バナナ園の野鳥と生き物 = バックナンバー =


No.142 Thick-billed Euphonia& House Wren

Photo & Text:Motoaki Itoh

今回は、"Thick-billed Euphonia( ハシブトスミレフウキンチョウ:Euphonia laniirostris) & House Wren (イエミソサザイ:Troglodytes aedon)"です。

Thick-billed Euphonia( ハシブトスミレフウキンチョウ:Euphonia laniirostris)

熟したオリートの実は様々な野鳥達に食べられていたようです。私が農園に入って行くと、文字通りバタバタと十数羽の野鳥が逃げて行きましたが、直ぐに戻って来たのがこのThick-billed Euphoniaの若鳥でした。でも、未だ私を警戒していました。

今回取り上げる一枚は私の好きなThick-billed Euphonia(ハシブトスミレフウキンチョウ)です。ただし本当は、羽毛の色が瑠璃色に輝く美しいオスの成鳥の方が魅力的なのですが、オスの写真で納得できるようなものは未だ撮れていません。以前に掲載した写真は堆肥を作るため、規格外品のバナナを農園に積んで置いた所へやって来た鳥達だったので、距離もあり背景ももう一つ満足出来るものではありませんでした。ここではオリート畑で撮ったオスの若鳥の写真を載せます。
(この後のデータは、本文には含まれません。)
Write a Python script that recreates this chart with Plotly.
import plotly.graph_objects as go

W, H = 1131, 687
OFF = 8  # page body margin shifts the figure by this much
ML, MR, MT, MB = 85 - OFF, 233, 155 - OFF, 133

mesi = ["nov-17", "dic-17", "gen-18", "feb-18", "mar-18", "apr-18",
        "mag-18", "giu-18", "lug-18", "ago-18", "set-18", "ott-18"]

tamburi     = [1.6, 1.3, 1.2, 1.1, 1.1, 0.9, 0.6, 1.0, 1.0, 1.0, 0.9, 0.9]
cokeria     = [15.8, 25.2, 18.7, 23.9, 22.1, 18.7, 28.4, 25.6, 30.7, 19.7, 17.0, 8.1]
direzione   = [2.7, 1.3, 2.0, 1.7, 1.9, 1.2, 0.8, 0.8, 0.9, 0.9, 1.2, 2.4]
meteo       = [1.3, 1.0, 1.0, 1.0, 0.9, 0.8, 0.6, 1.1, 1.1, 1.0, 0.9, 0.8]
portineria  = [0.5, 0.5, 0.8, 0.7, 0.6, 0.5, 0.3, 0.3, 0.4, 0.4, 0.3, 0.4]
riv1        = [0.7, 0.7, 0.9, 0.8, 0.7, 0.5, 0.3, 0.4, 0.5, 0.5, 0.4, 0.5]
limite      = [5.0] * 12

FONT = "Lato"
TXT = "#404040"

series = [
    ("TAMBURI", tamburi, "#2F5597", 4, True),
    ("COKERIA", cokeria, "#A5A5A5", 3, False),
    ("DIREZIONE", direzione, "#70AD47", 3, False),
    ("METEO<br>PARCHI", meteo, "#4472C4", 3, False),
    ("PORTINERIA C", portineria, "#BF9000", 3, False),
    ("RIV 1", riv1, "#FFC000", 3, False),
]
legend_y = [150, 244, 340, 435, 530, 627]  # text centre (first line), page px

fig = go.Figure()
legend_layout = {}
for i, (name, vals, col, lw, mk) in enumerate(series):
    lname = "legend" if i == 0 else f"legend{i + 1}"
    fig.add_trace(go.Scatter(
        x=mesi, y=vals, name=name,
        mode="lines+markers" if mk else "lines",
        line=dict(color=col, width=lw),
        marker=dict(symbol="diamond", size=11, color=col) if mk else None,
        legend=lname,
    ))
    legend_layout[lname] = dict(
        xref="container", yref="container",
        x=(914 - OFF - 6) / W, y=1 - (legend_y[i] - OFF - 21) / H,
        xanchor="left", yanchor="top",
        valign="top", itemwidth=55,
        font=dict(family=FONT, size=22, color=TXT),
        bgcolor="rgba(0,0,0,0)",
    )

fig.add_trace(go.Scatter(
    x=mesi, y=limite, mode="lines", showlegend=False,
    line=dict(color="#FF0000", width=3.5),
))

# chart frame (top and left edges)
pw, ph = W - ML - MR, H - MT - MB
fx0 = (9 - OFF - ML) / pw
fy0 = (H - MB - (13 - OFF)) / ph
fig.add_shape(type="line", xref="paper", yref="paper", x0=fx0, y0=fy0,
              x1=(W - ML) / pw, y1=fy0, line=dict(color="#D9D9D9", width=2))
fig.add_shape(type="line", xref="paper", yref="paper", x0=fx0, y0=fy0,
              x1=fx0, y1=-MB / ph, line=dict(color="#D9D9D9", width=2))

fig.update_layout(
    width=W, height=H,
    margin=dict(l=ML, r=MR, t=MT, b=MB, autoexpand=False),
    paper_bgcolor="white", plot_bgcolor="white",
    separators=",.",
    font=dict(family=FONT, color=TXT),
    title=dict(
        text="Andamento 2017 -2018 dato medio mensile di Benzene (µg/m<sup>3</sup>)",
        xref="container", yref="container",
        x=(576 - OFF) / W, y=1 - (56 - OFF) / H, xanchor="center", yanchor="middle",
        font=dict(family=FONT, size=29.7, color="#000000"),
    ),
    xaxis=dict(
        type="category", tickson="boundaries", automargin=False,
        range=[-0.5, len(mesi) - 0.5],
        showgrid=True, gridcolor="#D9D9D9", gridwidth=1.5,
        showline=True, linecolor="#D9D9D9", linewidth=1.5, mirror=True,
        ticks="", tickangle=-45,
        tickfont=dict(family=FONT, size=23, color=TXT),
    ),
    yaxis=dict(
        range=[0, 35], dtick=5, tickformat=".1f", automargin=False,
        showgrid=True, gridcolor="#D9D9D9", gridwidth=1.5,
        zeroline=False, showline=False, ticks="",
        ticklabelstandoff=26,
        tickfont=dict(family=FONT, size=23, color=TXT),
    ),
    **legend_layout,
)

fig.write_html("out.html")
メスは全身が、各部で濃淡はあるものの、言う所の鶯色をしていますが、オスの若鳥には、青い色の羽が生えているものの、それが美しい瑠璃色に成るにはもう少し時間が掛かるようです。この写真を撮ったオリート畑はLa Manaの町の南からアンデス西山麓に続く丘陵地帯に作られた農園で、何らかの理由で、私が訪れた一月下旬までは定期的に収穫が行われていなかったようです。そのため、農園のあちらこちらに、切りとり損ねたオリートの全房が黄色い実を付けたまま残っていて、野鳥や小型の獣達の大好きなフルーツがあり余るほどある格好の餌場となっていました。ただ、そんな手入れの行き届いていない、なおかつ化学物質が殆ど使用されていない上に、下草が刈られていない農園に入る際は、毒蛇とタランチュラに細心の注意を払わないとえらいことになります。足元に十分気をつけ、樹上の野鳥達を視界に入れ続けるのはかなり気疲れのする仕事です。

もう一枚は、バナナ栽培環境に最も適応した野鳥のひとつで、バナナ園の中へ入ると、多分、どこへ行ってもその囀りを一番耳にする野鳥、House Wren(イエミソサザイ)にしました。この鳥も過去に一度載せましたが、新大陸のミソサザイ類にしては日本のミソサザイより少しだけ大きいかな、といったサイズのこの野鳥はとても人懐っこく、フォトジェニックなので再たび取り上げることにしました。このイエミソサザイはこれまで何回か書いて来たFrushi Groupの“San Fermin”農園で、去る四月に同園を訪問したときに撮ったものです。

House Wren (イエミソサザイ:Troglodytes aedon)

ちょうど縄張りを主張して鳴き続けていたのか、私が近づいても逃げないでバナナの葉の上にいました。この位近付けると野鳥撮影も楽なのですが。

ここで、今までに何回も野鳥写真の舞台としてきたLa Mana地区について簡単に説明したいと思います。La Costa(海岸地帯)を南北という視点から見るとほぼ中央部、東西でいうと、東寄りのアンデス西山麓の縁に位置して、流水量の豊富な川グァヤス(Guayas)の中流域(ここでケヴェド(Quevedo)川と呼び名が変わります)に流れ込む、アンデス西山麓に源を発する多数の支流の一つRio San Pablo(サン・パブロ川)の川岸に建つ町がLa Manaです。古くはプレ・インカの時代からスペイン植民地時代を経て20世紀半ばまで、海岸地帯と文化・政治の中心地であったアンデス高地を結ぶ最も交通量の多い街道筋の宿場町として栄え、現在はバナナ、オリートなどの農作物の集積地となっています。街の背面の東には海抜4000メートルを超え5000メートル級の高山を抱えた峰峯から成る“Cordillera Occidental de Los Andes(アンデス西山脈)”が迫り、北と南には丘陵地帯がアンデス西山麓に沿って広がっています。地図上の直線距離では80キロも北に上るとMindo地区に入りますので、La Mana周辺でもバナナやオリートの近代的な農業が広く展開される前はMindoと同じような野鳥や自然が見られたことだろうと想像します。なだらかな丘陵が続く北側とは違って、南側の丘陵地はすぐにアンデス西山脈の山々に続いていますので、小規模なオリート農園が営まれているだけです。したがって、今でも南側の丘陵地の麓に在るバナナ園、例えばオージョスさんのサニート農園などでは豊かな動植物を目にする機会が多いのです。